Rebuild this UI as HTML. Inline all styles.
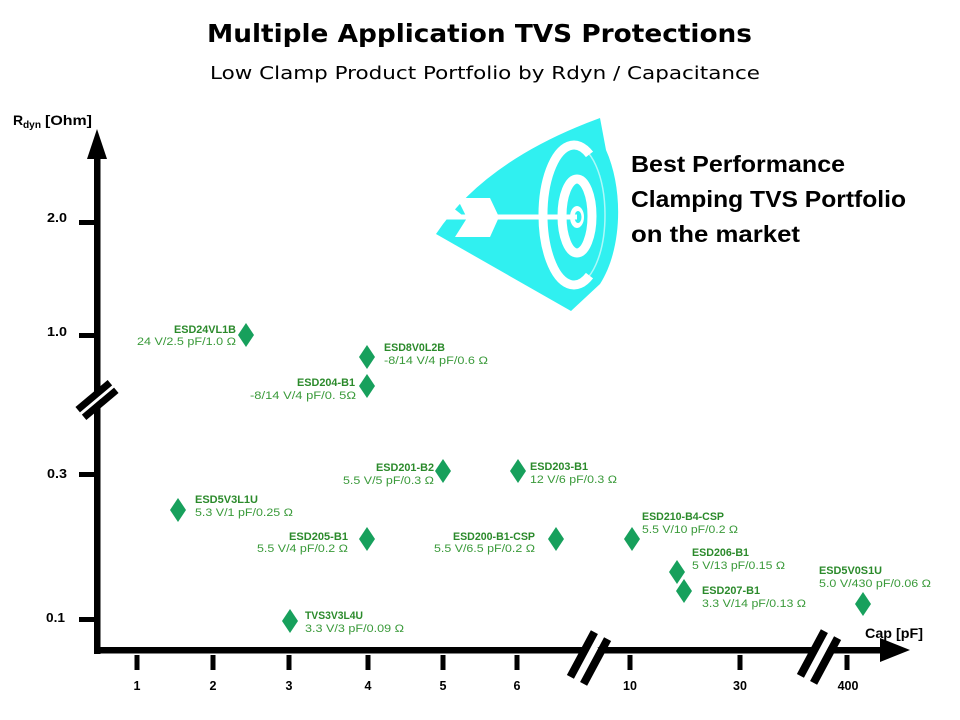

-*-

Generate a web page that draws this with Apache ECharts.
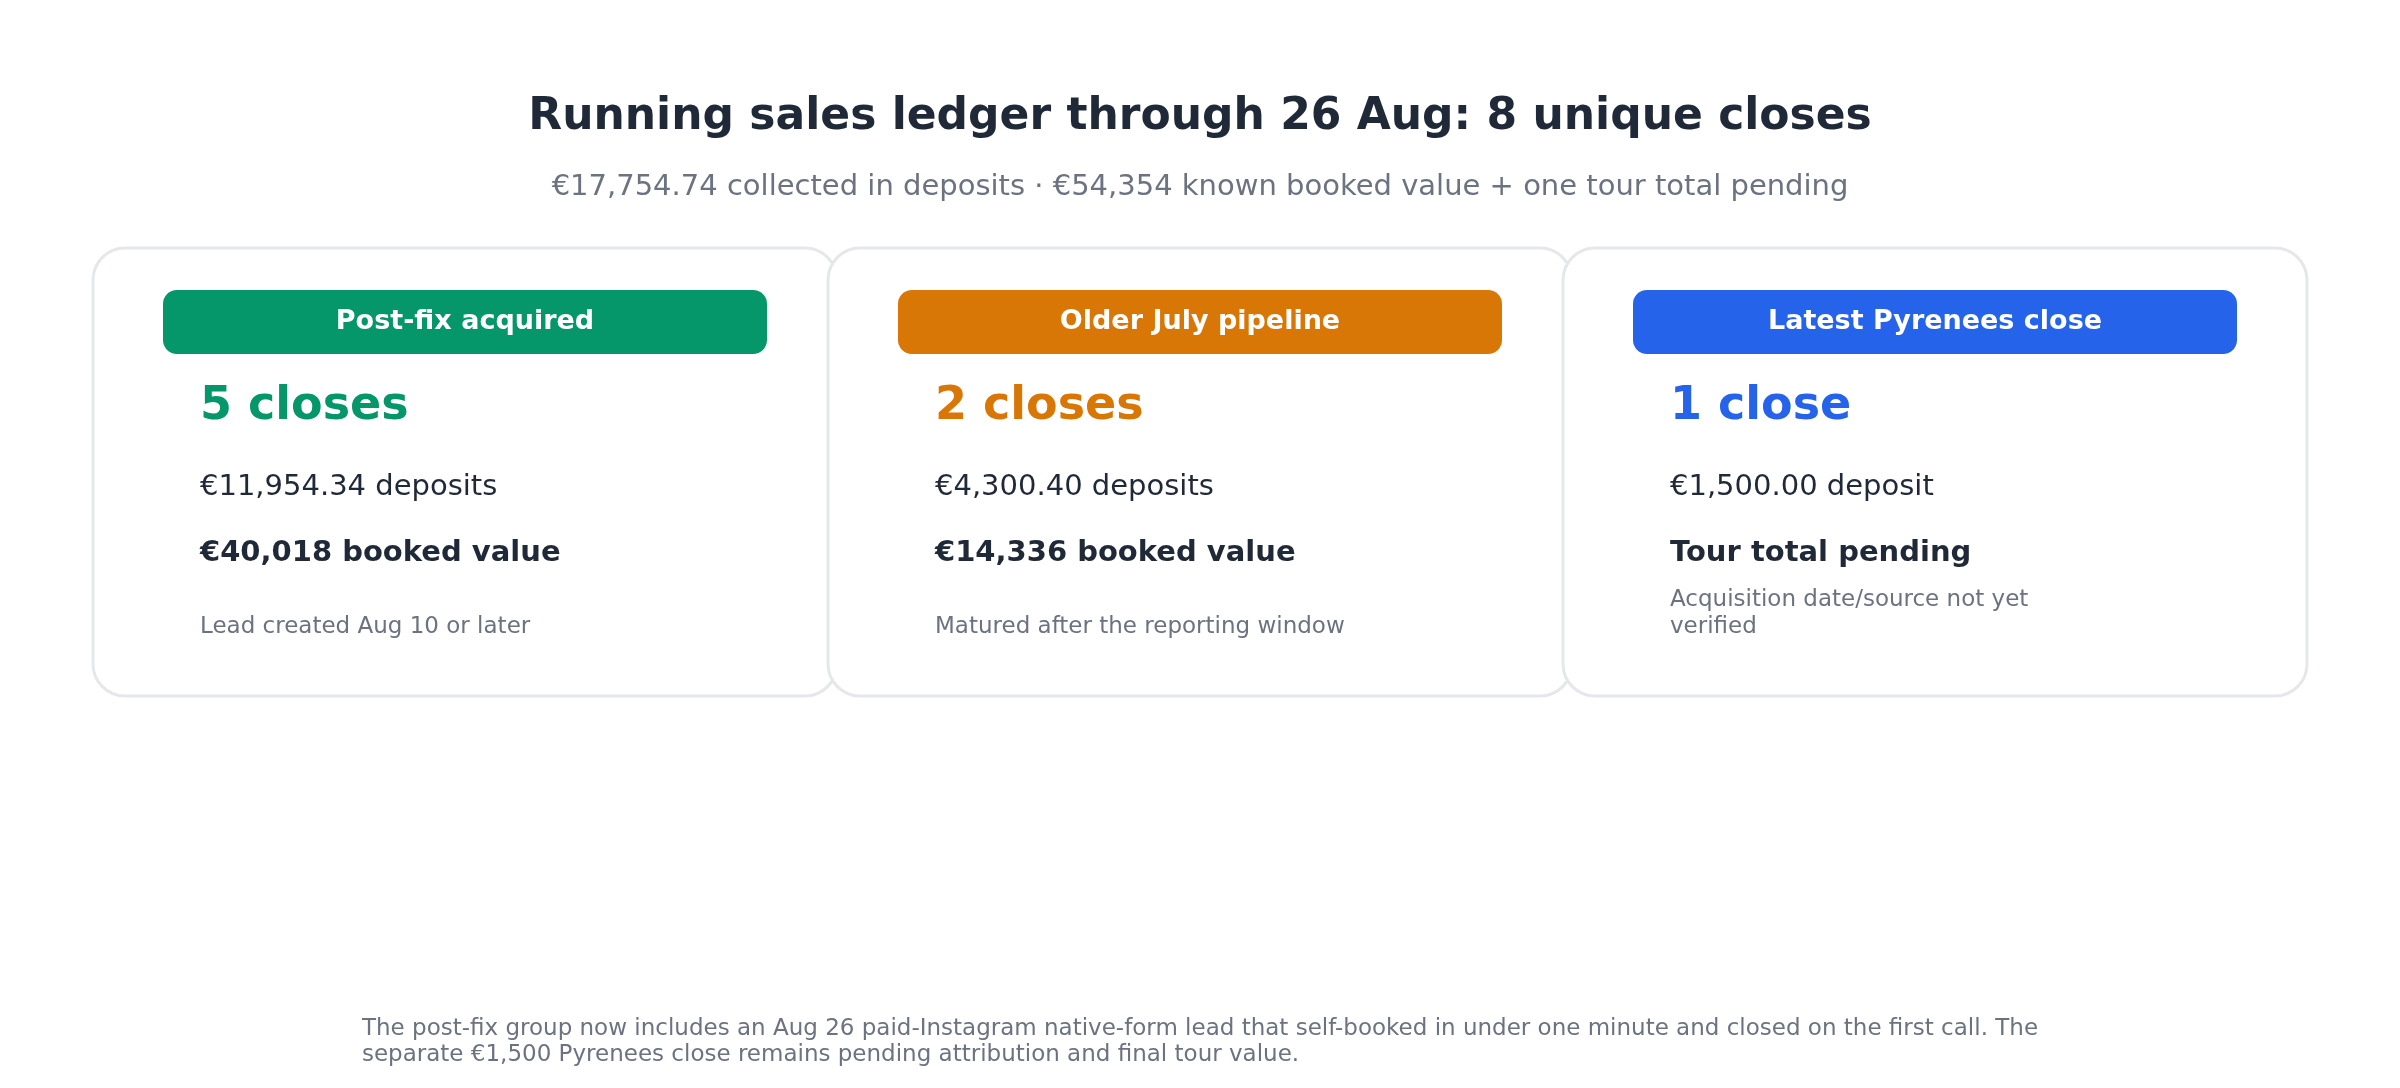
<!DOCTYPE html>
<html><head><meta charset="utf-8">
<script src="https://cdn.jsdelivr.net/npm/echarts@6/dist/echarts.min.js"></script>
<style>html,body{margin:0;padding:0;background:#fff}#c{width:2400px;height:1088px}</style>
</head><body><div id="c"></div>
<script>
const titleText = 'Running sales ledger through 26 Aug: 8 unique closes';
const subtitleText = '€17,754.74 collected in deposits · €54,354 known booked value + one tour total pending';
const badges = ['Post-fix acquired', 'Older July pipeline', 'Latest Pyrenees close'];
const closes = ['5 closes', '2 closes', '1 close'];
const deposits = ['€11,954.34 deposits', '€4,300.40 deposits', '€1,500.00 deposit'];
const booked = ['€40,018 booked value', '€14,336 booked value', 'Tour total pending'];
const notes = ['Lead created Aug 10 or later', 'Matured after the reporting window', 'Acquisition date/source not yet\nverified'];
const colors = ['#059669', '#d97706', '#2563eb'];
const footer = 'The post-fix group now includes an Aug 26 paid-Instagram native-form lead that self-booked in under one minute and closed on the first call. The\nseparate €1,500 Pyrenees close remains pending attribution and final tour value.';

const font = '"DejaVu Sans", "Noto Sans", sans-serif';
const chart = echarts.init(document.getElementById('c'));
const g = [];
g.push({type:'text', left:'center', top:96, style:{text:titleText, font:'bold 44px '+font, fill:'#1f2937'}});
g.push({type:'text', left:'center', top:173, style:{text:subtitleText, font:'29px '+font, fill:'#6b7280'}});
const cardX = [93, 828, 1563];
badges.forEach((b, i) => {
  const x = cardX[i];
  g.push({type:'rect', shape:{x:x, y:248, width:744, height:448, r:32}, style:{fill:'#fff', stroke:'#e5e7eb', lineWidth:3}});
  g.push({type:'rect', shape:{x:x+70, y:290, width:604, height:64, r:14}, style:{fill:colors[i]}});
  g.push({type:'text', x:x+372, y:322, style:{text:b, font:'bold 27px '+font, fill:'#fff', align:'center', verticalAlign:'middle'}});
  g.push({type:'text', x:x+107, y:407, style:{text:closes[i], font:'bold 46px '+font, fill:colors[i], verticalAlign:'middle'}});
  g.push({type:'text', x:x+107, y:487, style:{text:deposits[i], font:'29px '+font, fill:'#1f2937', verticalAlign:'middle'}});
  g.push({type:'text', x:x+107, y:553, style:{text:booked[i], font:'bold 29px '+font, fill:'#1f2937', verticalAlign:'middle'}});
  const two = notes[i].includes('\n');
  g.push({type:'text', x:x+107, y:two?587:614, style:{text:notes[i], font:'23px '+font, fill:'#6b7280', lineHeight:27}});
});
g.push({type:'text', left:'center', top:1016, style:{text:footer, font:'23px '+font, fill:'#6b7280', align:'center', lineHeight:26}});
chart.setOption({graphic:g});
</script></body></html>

-*-

### WHAT IS REQUIRED
Set down, without pictures, the lines between the line holding "Generate a web" and the line holding "const footer = 'The", both inclusive.

### TASK OUTPUT
Generate a web page that draws this with Apache ECharts.
<!DOCTYPE html>
<html><head><meta charset="utf-8">
<script src="https://cdn.jsdelivr.net/npm/echarts@6/dist/echarts.min.js"></script>
<style>html,body{margin:0;padding:0;background:#fff}#c{width:2400px;height:1088px}</style>
</head><body><div id="c"></div>
<script>
const titleText = 'Running sales ledger through 26 Aug: 8 unique closes';
const subtitleText = '€17,754.74 collected in deposits · €54,354 known booked value + one tour total pending';
const badges = ['Post-fix acquired', 'Older July pipeline', 'Latest Pyrenees close'];
const closes = ['5 closes', '2 closes', '1 close'];
const deposits = ['€11,954.34 deposits', '€4,300.40 deposits', '€1,500.00 deposit'];
const booked = ['€40,018 booked value', '€14,336 booked value', 'Tour total pending'];
const notes = ['Lead created Aug 10 or later', 'Matured after the reporting window', 'Acquisition date/source not yet\nverified'];
const colors = ['#059669', '#d97706', '#2563eb'];
const footer = 'The post-fix group now includes an Aug 26 paid-Instagram native-form lead that self-booked in under one minute and closed on the first call. The\nseparate €1,500 Pyrenees close remains pending attribution and final tour value.';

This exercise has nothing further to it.